Understandably, we get a lot of questions about these “Usage Guidelines” and exactly what they mean as far as being able to use this content in commercial endeavors since the content is after all, Public Domain.
A few years ago Philipp Lenssen, the driving force behind Authorama, decided to tests the waters a little bit and see if Big G really intended to police and enforce these guidelines.
You can read about his adventures here (the resulting debate in the comments section is very thought provoking), and also some interesting coverage and discussion of the event by Danny Sullivan of Search Engine Land here.
The latter article describes how Danny approached Google about these “Useage Guidelines”…

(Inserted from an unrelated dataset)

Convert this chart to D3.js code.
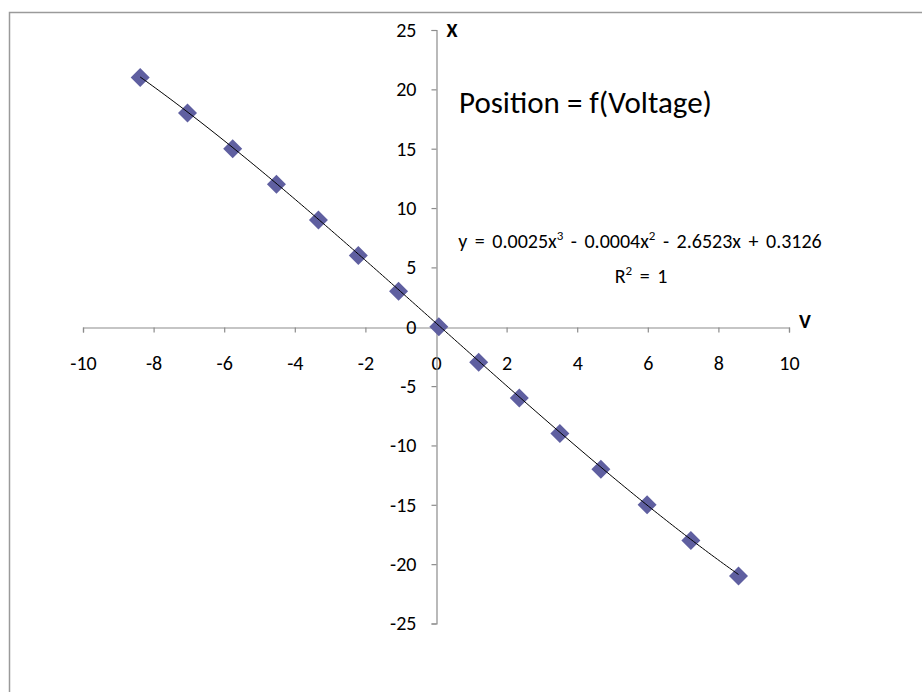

“I’m checking with Google to see what they think about the project and the legality of trying to impose restrictions on public domain books, just because they’ve scanned them.”

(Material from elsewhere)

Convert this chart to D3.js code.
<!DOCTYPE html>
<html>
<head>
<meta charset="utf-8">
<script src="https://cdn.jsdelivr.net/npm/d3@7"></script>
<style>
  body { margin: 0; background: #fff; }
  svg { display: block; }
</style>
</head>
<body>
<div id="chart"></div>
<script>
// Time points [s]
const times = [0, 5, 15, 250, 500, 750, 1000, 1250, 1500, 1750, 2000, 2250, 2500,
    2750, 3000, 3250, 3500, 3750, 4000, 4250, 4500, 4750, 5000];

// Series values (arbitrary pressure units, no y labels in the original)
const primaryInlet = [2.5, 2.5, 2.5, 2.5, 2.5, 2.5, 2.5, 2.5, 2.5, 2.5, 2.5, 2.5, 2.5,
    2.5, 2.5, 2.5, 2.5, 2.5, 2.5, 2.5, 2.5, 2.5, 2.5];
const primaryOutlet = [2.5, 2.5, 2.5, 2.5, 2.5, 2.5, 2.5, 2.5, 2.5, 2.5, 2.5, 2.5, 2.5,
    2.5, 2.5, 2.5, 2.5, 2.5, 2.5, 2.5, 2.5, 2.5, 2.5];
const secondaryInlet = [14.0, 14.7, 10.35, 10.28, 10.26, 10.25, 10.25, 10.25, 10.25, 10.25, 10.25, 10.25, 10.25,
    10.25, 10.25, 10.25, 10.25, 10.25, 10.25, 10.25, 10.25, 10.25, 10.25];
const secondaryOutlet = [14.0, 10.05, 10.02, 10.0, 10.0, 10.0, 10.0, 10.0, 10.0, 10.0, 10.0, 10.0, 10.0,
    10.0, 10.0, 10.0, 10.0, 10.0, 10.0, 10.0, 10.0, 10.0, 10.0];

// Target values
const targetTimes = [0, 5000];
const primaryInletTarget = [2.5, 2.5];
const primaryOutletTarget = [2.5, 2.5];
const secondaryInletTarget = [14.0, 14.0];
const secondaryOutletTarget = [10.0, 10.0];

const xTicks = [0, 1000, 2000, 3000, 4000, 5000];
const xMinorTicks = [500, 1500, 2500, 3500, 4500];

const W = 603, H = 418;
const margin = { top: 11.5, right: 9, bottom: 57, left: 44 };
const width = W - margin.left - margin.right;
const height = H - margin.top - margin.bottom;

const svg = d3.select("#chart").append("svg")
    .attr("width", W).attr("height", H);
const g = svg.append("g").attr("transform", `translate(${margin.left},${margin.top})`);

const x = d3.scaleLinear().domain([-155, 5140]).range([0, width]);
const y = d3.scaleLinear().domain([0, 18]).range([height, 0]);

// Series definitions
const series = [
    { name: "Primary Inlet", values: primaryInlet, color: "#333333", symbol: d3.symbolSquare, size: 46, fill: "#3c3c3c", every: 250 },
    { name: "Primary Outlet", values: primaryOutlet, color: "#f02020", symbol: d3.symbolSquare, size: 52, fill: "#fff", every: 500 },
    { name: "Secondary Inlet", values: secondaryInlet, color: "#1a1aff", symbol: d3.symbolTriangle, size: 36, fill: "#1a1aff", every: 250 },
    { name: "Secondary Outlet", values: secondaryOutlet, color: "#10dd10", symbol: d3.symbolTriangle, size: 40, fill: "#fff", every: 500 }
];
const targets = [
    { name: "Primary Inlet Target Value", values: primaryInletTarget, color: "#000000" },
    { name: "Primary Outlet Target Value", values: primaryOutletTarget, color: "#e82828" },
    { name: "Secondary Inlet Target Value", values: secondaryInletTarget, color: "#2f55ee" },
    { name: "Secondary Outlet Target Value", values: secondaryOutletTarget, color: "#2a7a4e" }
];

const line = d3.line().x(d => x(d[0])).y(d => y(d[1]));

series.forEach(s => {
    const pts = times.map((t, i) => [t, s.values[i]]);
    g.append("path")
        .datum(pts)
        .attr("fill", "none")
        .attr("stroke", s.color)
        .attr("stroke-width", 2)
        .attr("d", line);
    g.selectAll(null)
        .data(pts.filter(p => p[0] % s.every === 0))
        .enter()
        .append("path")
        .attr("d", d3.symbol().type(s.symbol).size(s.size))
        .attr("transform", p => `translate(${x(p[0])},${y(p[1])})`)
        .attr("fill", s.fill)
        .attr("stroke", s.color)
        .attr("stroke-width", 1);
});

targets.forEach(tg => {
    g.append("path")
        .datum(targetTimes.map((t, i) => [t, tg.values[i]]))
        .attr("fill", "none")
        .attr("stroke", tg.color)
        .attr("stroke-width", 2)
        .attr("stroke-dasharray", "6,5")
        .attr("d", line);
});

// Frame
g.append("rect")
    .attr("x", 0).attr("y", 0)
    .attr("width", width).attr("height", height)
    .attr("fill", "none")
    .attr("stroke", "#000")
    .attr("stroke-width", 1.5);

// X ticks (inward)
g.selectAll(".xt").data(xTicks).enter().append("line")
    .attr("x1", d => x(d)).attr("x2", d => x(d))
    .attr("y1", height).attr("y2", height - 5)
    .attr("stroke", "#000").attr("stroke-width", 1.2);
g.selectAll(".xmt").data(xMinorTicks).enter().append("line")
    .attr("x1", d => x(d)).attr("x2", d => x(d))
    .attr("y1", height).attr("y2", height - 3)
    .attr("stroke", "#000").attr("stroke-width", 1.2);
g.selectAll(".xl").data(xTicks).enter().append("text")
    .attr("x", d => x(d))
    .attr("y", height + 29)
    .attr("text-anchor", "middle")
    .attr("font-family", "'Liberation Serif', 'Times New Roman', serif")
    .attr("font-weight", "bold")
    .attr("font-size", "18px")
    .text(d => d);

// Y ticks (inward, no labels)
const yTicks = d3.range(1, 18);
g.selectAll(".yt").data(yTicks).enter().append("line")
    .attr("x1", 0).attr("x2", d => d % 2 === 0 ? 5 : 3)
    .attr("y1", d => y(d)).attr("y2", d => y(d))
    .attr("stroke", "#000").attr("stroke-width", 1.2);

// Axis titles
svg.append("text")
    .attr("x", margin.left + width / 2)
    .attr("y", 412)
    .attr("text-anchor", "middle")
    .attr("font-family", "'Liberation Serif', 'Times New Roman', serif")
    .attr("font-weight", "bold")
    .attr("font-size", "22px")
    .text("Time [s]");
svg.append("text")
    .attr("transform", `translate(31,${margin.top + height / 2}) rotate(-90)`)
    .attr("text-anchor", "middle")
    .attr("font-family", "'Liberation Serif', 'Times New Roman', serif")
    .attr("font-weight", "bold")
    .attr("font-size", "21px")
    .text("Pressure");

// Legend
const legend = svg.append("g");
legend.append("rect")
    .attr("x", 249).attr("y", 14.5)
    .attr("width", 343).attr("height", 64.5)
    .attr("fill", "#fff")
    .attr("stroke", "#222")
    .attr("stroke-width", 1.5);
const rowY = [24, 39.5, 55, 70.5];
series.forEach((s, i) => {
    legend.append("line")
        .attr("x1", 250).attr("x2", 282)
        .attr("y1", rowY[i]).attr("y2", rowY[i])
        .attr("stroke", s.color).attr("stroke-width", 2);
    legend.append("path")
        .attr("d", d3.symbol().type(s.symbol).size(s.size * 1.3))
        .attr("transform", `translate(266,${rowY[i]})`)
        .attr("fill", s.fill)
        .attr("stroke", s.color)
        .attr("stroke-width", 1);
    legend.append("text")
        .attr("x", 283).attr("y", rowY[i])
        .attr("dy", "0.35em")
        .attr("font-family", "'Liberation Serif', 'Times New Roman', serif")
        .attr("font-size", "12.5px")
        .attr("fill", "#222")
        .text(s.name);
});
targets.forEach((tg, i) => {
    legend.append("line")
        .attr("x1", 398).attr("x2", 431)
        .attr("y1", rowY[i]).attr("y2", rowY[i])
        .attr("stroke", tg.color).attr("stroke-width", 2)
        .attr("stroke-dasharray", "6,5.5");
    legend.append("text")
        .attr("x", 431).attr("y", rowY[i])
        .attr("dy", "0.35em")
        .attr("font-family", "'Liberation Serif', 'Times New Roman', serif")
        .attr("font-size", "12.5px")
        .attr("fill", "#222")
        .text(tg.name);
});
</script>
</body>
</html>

To cut to the chase, here’s the response that Danny got back from Big G…
Google’s Official Response:
“We have gotten this question in the past. The front matter of our PDF books is not a EULA [end user license agreement]. We make some requests, but we are not trying to legally bind users to those requests. We’ve spent (and will continue to spend) a lot of time and money on Book Search, and we hope users will respect that effort and not use these files in ways that make it harder for us to justify that expense (for example, by setting up the ACME Public Domain PDF Download service that charges users a buck a book and includes malware in the download). Rather than using the front matter to convey legal restrictions, we are attempting to use it to convey what we hope to be the proper netiquette for the use of these files.”
Based on this response, we can see that following these guidelines is clearly a personal choice – a matter of etiquette, rather than legality.

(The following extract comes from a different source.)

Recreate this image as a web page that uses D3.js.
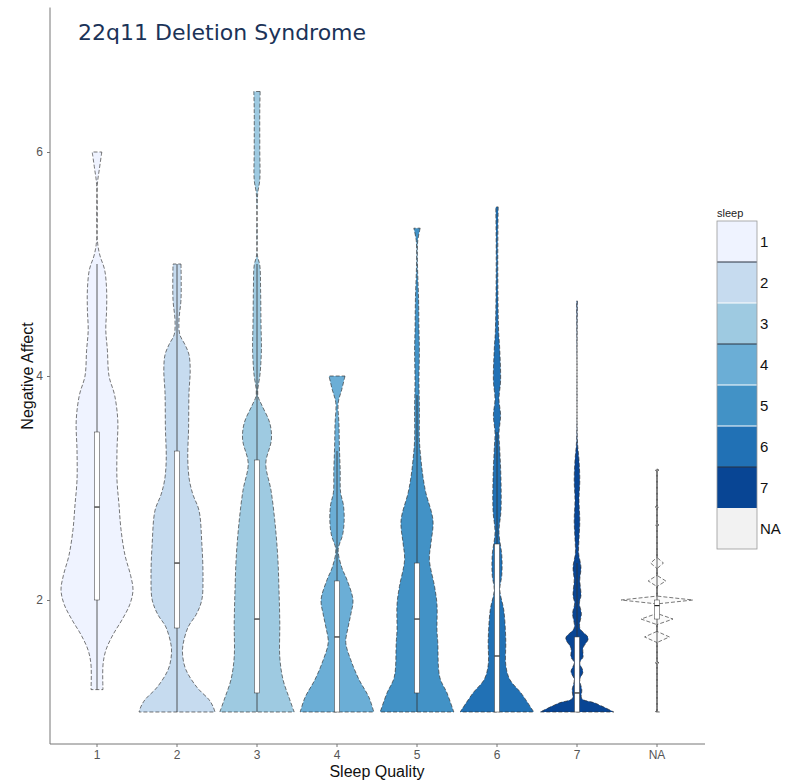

One more thing – check out this cool video featuring Google Books Product Manager Brandon Badger and Dane Neller, CEO of On Demand Books demonstrating the “Expresso Book Machine” and how it can be used to print Public Domain books from Google Book Search literally on-demand…
I so want to find one of these machines in my living room on Christmas morning! Every kid in town would get a nice new stack of books in their stocking ; )
But the part of this video that relates to what we have been discussing here is the following quote from Dane Neller…
“What’s great about this technology is that it radically decentralizes the marketplace for the distribution of books. So now a small independant bookstore, a library, or a chain or anybody – it doesn’t even have to be a bookstore – can now have…eventually can have unlimited inventory available for printing at their shop.”
Unlimited inventory for my shop?
Gee, sounds like commercial use to me!